In an interview, Maroulis said she was first approached about the project in 2018, the same year she had her first life-changing concussion that January. A wrestling partner’s mother was connected to director Dylan Mulick.

Maroulis agreed to the film in part to help spread mental health awareness in sports. Later, she cried while watching the 2020 HBO film, “The Weight of Gold,” on the mental health challenges that other Olympians faced, because it resonated with her so much.

“When you’re going through something, it sometimes gives you an anchor of hope to know that someone’s been through it before, and they’ve overcome it,” she said.

Maroulis’ comeback story hit a crossroads at the Olympic trials in April 2021, where the winner of a best-of-three finals series in each weight class made Team USA.

Maroulis won the opening match against Jenna Burkert, but then lost the second match. Statistically, a wrestler who loses the second match in a best-of-three series usually loses the third. But Maroulis pinned Burkert just 22 seconds into the rubber match to clinch the Olympic spot.

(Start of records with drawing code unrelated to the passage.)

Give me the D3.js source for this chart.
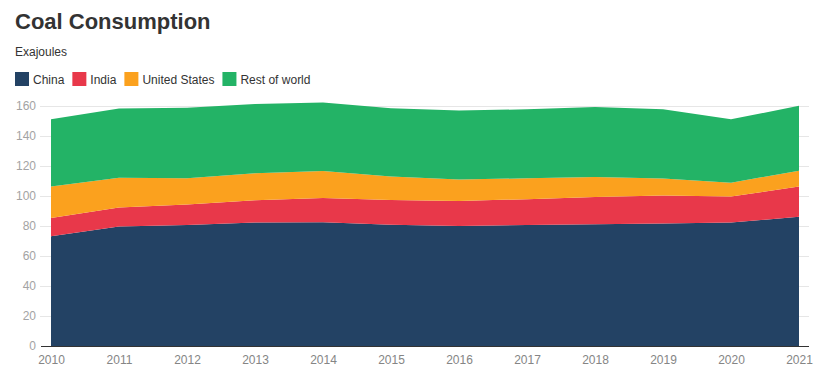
<!DOCTYPE html>
<html>
<head>
<meta charset="utf-8">
<script src="https://cdn.jsdelivr.net/npm/d3@7"></script>
<style>
  html, body { margin: 0; padding: 0; background: #fff; }
  svg { display: block; font-family: "Liberation Sans", Arial, sans-serif; }
</style>
</head>
<body>
<svg id="chart" width="819" height="378"></svg>
<script>
const years = [2010, 2011, 2012, 2013, 2014, 2015, 2016, 2017, 2018, 2019, 2020, 2021];
const seriesNames = ["China", "India", "United States", "Rest of world"];
const china = [73.2, 79.7, 80.7, 82.4, 82.5, 80.9, 80.0, 80.6, 81.1, 81.7, 82.3, 86.2];
const india = [12.2, 12.7, 13.7, 14.8, 16.2, 16.5, 16.7, 17.3, 18.3, 18.6, 17.4, 20.1];
const unitedStates = [20.9, 19.7, 17.4, 18.0, 17.9, 15.6, 14.3, 13.9, 13.3, 11.3, 9.2, 10.6];
const restOfWorld = [44.9, 46.2, 47.1, 46.1, 45.7, 45.5, 46.0, 46.0, 46.6, 46.2, 42.2, 43.2];
const yTicks = [0, 20, 40, 60, 80, 100, 120, 140, 160];
const colors = ["#234264", "#e8384a", "#fba11e", "#23b366"];

const table = years.map((y, i) => ({
  year: y,
  "China": china[i],
  "India": india[i],
  "United States": unitedStates[i],
  "Rest of world": restOfWorld[i]
}));

const svg = d3.select("#chart");
const x = d3.scaleLinear().domain([2010, 2021]).range([51, 799]);
const y = d3.scaleLinear().domain([0, 160]).range([346, 106]);

// Title
svg.append("text").attr("x", 15).attr("y", 29)
  .attr("font-size", 22).attr("font-weight", "bold").attr("fill", "#333")
  .text("Coal Consumption");
svg.append("text").attr("x", 15).attr("y", 56)
  .attr("font-size", 12).attr("fill", "#333")
  .text("Exajoules");

// Legend
let lx = 15;
seriesNames.forEach((name, i) => {
  const g = svg.append("g");
  g.append("rect").attr("x", lx).attr("y", 72).attr("width", 14).attr("height", 14).attr("fill", colors[i]);
  const t = g.append("text").attr("x", lx + 18).attr("y", 84)
    .attr("font-size", 12).attr("fill", "#333").text(name);
  lx += 18 + t.node().getComputedTextLength() + 8;
});

// Gridlines + y labels
const yAxis = d3.axisLeft(y).tickValues(yTicks).tickSize(0).tickPadding(0);
const gy = svg.append("g").attr("transform", "translate(36,0)").call(yAxis);
gy.select(".domain").remove();
gy.selectAll("text").attr("font-size", 12).attr("fill", "#a3a3a3")
  .attr("font-family", "Liberation Sans, Arial, sans-serif");

svg.append("g").selectAll("line").data(yTicks.filter(d => d > 0)).join("line")
  .attr("x1", 40).attr("x2", 809)
  .attr("y1", d => Math.round(y(d)) + 0.5).attr("y2", d => Math.round(y(d)) + 0.5)
  .attr("stroke", "#e6e6e6").attr("stroke-width", 1);

// Stacked areas
const stack = d3.stack().keys(seriesNames);
const layers = stack(table);
const area = d3.area()
  .x(d => x(d.data.year))
  .y0(d => y(d[0]))
  .y1(d => y(d[1]));
svg.append("g").selectAll("path").data(layers).join("path")
  .attr("d", area)
  .attr("fill", (d, i) => colors[i]);

// x axis
svg.append("line").attr("x1", 41).attr("x2", 809).attr("y1", 346.5).attr("y2", 346.5)
  .attr("stroke", "#333").attr("stroke-width", 1);
const xAxis = d3.axisBottom(x).tickValues(years).tickFormat(d3.format("d")).tickSize(0).tickPadding(0);
const gx = svg.append("g").attr("transform", "translate(0,355)").call(xAxis);
gx.select(".domain").remove();
gx.selectAll("text").attr("font-size", 12).attr("fill", "#858585")
  .attr("font-family", "Liberation Sans, Arial, sans-serif");
</script>
</body>
</html>
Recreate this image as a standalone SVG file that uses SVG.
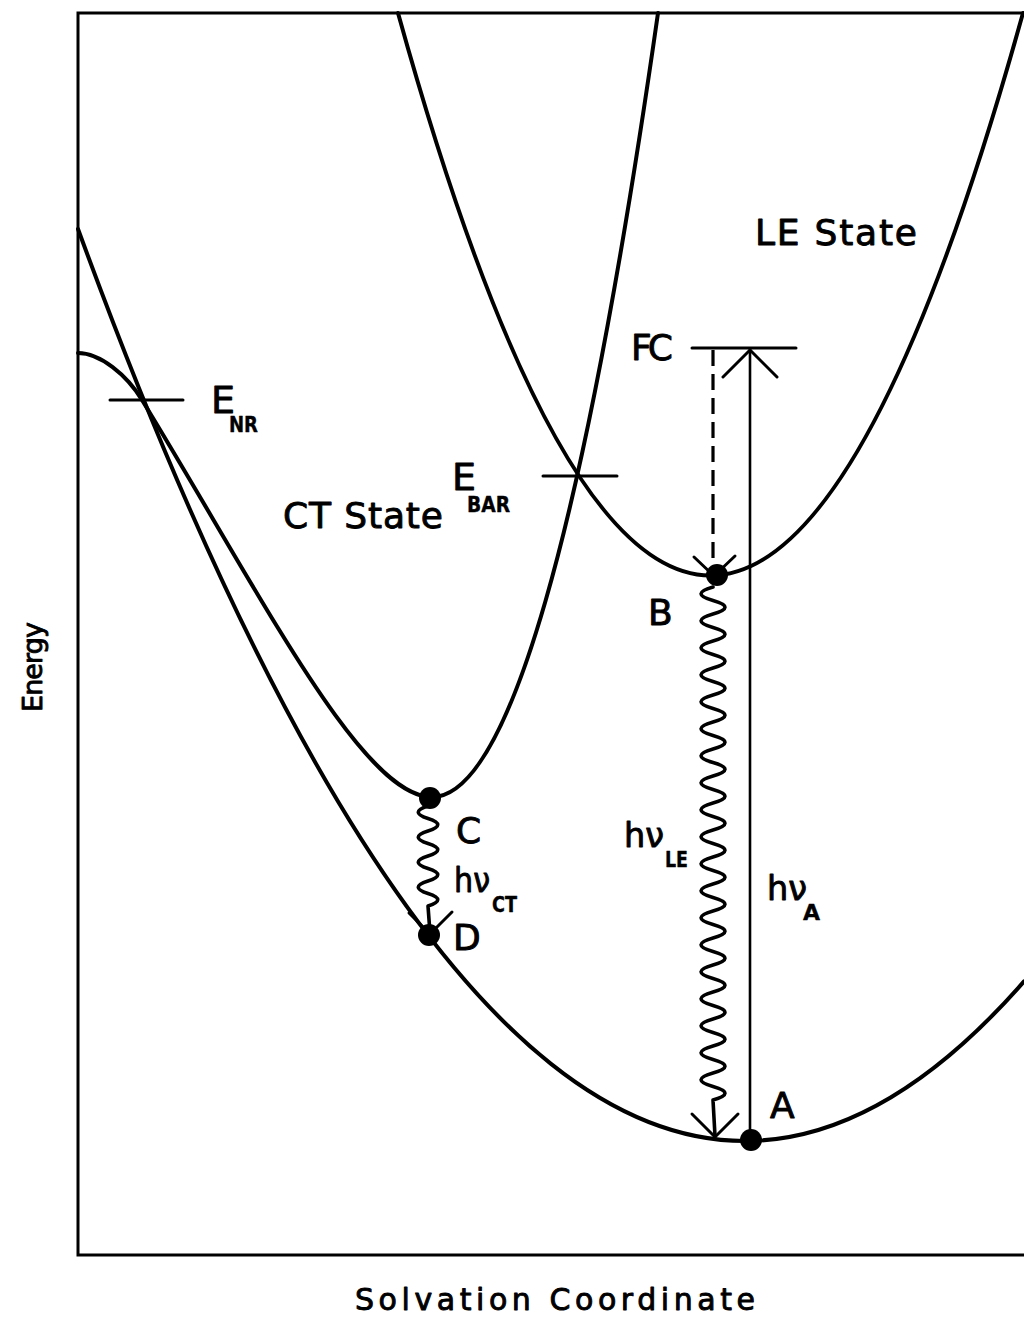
<svg xmlns="http://www.w3.org/2000/svg" width="1024" height="1321" viewBox="0 0 1024 1321">
<style>
.curve{fill:none;stroke:#000;stroke-width:4;stroke-linecap:round;stroke-linejoin:round}
.frame{fill:none;stroke:#000;stroke-width:3}
.ln{fill:none;stroke:#000;stroke-width:3;stroke-linecap:round;stroke-linejoin:round}
.wave{fill:none;stroke:#000;stroke-width:3.6;stroke-linecap:round;stroke-linejoin:round}
.thin{fill:none;stroke:#000;stroke-width:2.6}
.dash{fill:none;stroke:#000;stroke-width:3.2;stroke-dasharray:16 8}
.dot{fill:#000}
text{font-family:"DejaVu Sans","Liberation Sans",sans-serif;fill:#000;stroke:#000;stroke-width:0.9;stroke-linejoin:round}
.lbl{font-size:36px}
.sub{font-size:22px;font-weight:bold;stroke-width:0.4}
.ax{font-size:30px}
</style>
<rect width="1024" height="1321" fill="#fff"/>
<g id="frame">
<path class="frame" d="M1024,13 H78 V1255 H1024"/>
</g>
<g id="ground-state">
<path class="curve" d="M78,229 Q551,1522.5 1024,981.4"/>
</g>
<g id="le-state">
<path class="curve" d="M398,13 Q710.5,1138 1023,13"/>
<text class="lbl" x="755" y="245" textLength="162" lengthAdjust="spacing">LE State</text>
</g>
<g id="ct-state">
<path class="curve" d="M78,353 C100,353 127,375 142,400 C262,596 362,797 432,797 Q546,797 658,13"/>
<text class="lbl" x="283" y="528" textLength="160" lengthAdjust="spacing">CT State</text>
</g>
<g id="e-nr">
<line class="ln" x1="110" y1="400" x2="183" y2="400"/>
<text class="lbl" x="211" y="413" style="font-size:38px">E</text>
<text class="sub" x="229" y="432" textLength="29" lengthAdjust="spacingAndGlyphs">NR</text>
</g>
<g id="e-bar">
<line class="ln" x1="543" y1="476" x2="617" y2="476"/>
<text class="lbl" x="452" y="490" style="font-size:38px">E</text>
<text class="sub" x="467" y="512" textLength="43" lengthAdjust="spacingAndGlyphs">BAR</text>
</g>
<g id="fc">
<line class="ln" x1="692" y1="348" x2="796" y2="348"/>
<text class="lbl" x="631" y="360" textLength="42" lengthAdjust="spacing">FC</text>
</g>
<g id="connectors">
<line class="thin" x1="750" y1="1140" x2="750" y2="349"/>
<path class="ln" d="M723,377 L750,350 L777,377"/>
<line class="dash" x1="713" y1="350" x2="713" y2="572"/>
<path class="ln" d="M694,557 L714,576 L735,556"/>
<path class="wave" d="M713,587 c-16,4.5 -16,9 0,13.5 c16,4.5 16,9 0,13.5 c-16,4.5 -16,9 0,13.5 c16,4.5 16,9 0,13.5 c-16,4.5 -16,9 0,13.5 c16,4.5 16,9 0,13.5 c-16,4.5 -16,9 0,13.5 c16,4.5 16,9 0,13.5 c-16,4.5 -16,9 0,13.5 c16,4.5 16,9 0,13.5 c-16,4.5 -16,9 0,13.5 c16,4.5 16,9 0,13.5 c-16,4.5 -16,9 0,13.5 c16,4.5 16,9 0,13.5 c-16,4.5 -16,9 0,13.5 c16,4.5 16,9 0,13.5 c-16,4.5 -16,9 0,13.5 c16,4.5 16,9 0,13.5 c-16,4.5 -16,9 0,13.5 c16,4.5 16,9 0,13.5 c-16,4.5 -16,9 0,13.5 c16,4.5 16,9 0,13.5 c-16,4.5 -16,9 0,13.5 c16,4.5 16,9 0,13.5 c-16,4.5 -16,9 0,13.5 c16,4.5 16,9 0,13.5 c-16,4.5 -16,9 0,13.5 c16,4.5 16,9 0,13.5 c-16,4.5 -16,9 0,13.5 c16,4.5 16,9 0,13.5 c-16,4.5 -16,9 0,13.5 c16,4.5 16,9 0,13.5 c-16,4.5 -16,9 0,13.5 c16,4.5 16,9 0,13.5 c-16,4.5 -16,9 0,13.5 c16,4.5 16,9 0,13.5 c-16,4.5 -16,9 0,13.5 c16,4.5 16,9 0,13.5 L715,1136"/>
<path class="ln" d="M692,1114 L715,1137 L738,1114"/>
<path class="wave" d="M428,806 c-13,4.2 -13,8.3 0,12.5 c13,4.2 13,8.3 0,12.5 c-13,4.2 -13,8.3 0,12.5 c13,4.2 13,8.3 0,12.5 c-13,4.2 -13,8.3 0,12.5 c13,4.2 13,8.3 0,12.5 c-13,4.2 -13,8.3 0,12.5 c13,4.2 13,8.3 0,12.5 L430,933"/>
<path class="ln" d="M409,913 L430,934 L452,912"/>
</g>
<g id="point-A">
<circle class="dot" cx="751" cy="1140" r="11"/>
<text class="lbl" x="770" y="1118">A</text>
</g>
<g id="point-B">
<circle class="dot" cx="717" cy="575" r="11"/>
<text class="lbl" x="648" y="625">B</text>
</g>
<g id="point-C">
<circle class="dot" cx="430" cy="798" r="11"/>
<text class="lbl" x="456" y="843">C</text>
</g>
<g id="point-D">
<circle class="dot" cx="429" cy="935" r="11"/>
<text class="lbl" x="453" y="950">D</text>
</g>
<g id="label-hv-ct">
<text class="lbl" x="454" y="892" style="font-size:34px" textLength="36" lengthAdjust="spacingAndGlyphs">hν</text>
<text class="sub" x="492" y="912" textLength="25" lengthAdjust="spacingAndGlyphs">CT</text>
</g>
<g id="label-hv-le">
<text class="lbl" x="624" y="847" style="font-size:34px" textLength="40" lengthAdjust="spacingAndGlyphs">hν</text>
<text class="sub" x="665" y="867" textLength="23" lengthAdjust="spacingAndGlyphs">LE</text>
</g>
<g id="label-hv-a">
<text class="lbl" x="767" y="900" style="font-size:34px" textLength="40" lengthAdjust="spacingAndGlyphs">hν</text>
<text class="sub" x="803" y="920">A</text>
</g>
<g id="axis-labels">
<text class="ax" transform="translate(42,712) rotate(-90)" textLength="90" lengthAdjust="spacing" style="font-size:27px">Energy</text>
<text class="ax" x="355" y="1310" textLength="400" lengthAdjust="spacing">Solvation Coordinate</text>
</g>
</svg>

Shen then revealed that she tore an MCL two weeks earlier.

“They told me I would have to be in a brace for six weeks,” she said then. “I said, ‘I don’t have that. I have two and a half.’”

Maroulis said she later asked the director what would have happened if she didn’t make the team for Tokyo. She was told the film still have been done.

“He had mentioned this isn’t about a sports story or sports comeback story,” Maroulis said. “This is about a human story. And we’re using wrestling as the vehicle to tell this story of overcoming and healing and rediscovering oneself.”

Maroulis said she was told that, during filming, the project was pitched to the production company of actor Chris Pratt, who wrestled in high school in Washington. Pratt signed on as a producer.

“Wrestling has made an impact on his life, and so he wants to support these kinds of stories,” said Maroulis, who appeared at last month’s Santa Barbara Film Festival with Pratt.

Pratt said he knew about Maroulis before learning about the film, which he said “needed a little help to get it over the finish line,” according to a public relations company promoting the film.

The film also highlights the rest of the six-woman U.S. Olympic wrestling team in Tokyo. Four of the six won a medal, including Tamyra Mensah-Stock‘s gold.

“I was excited to be part of, not just (Maroulis’) incredible story, but also helping to further advance wrestling and, in particular, female wrestling,” Pratt said, according to responses provided by the PR company from submitted questions. “To me, the most compelling part of Helen’s story is the example of what life looks like after a person wins a gold medal. The inevitable comedown, the trauma around her injuries, the PTSD, the drive to continue that is what makes her who she is.”

Maroulis, who now trains in Arizona, hopes to qualify for this year’s world championships and next year’s Olympics.

“I try to treat every Games as my last,” she said. “Now I’m leaning toward being done [after 2024], but never say never.”